Les fractures sont apparues pendant les périodes de crise : dans les années 1930, alors que le chômage explose à la suite de la crise de 1929, des pétitions circulent pour demander l’expulsion des étrangers. Le socialiste Ramadier présente un texte prévoyant de stopper l’immigration. Quarante ans plus tard, la crise des années 1970 va de nouveau voir les socialistes et les communistes se renier. 

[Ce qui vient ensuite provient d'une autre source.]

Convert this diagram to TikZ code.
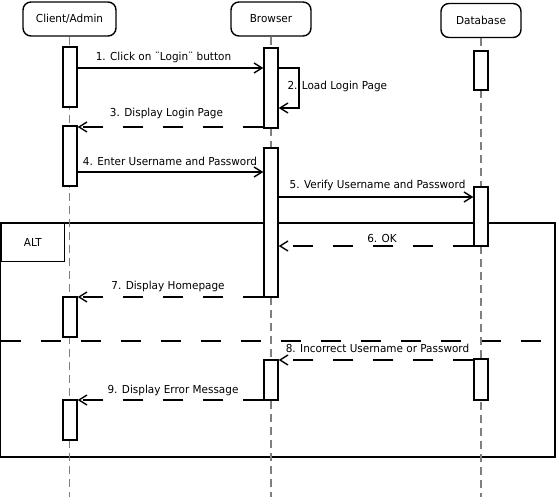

Or, les travailleurs immigrés ne font pas seulement partie intégrante du prolétariat. C’est le prolétariat dans son ensemble, dans toutes les métropoles industrielles du monde, qui s’est formé par l’immigration. Par vagues successives, au gré des cycles économiques, au gré des relations de subordinations établies entre les différents pays du monde, le capitalisme a apporté de la main-d’œuvre là où il en avait besoin. Il a contraint des générations de prolétaires, venus des campagnes, à s’installer dans les villes, ou d’autres,  venus d’anciens pays colonisés, à trimer dans les nouveaux centres de productions. Et c’est bien grâce à eux, à leur travail, que nos pays ont pu devenir des pays riches.

Heureusement, que ce soit à l’initiative de l’extrême gauche, d’ONG, de simples citoyens ou de municipalités, partout en Europe, des initiatives d’accueil se multiplient. Depuis les sauvetages en Méditerranée jusqu’à la vallée de la Roya ou au camp de Grande-Synthe, en passant par les militants syndicaux qui soutiennent les luttes sur la régularisation des sans-papiers, est donnée à voir une autre réponse que celle défendue comme la seule possible par tous les gouvernements, droite et gauche confondues.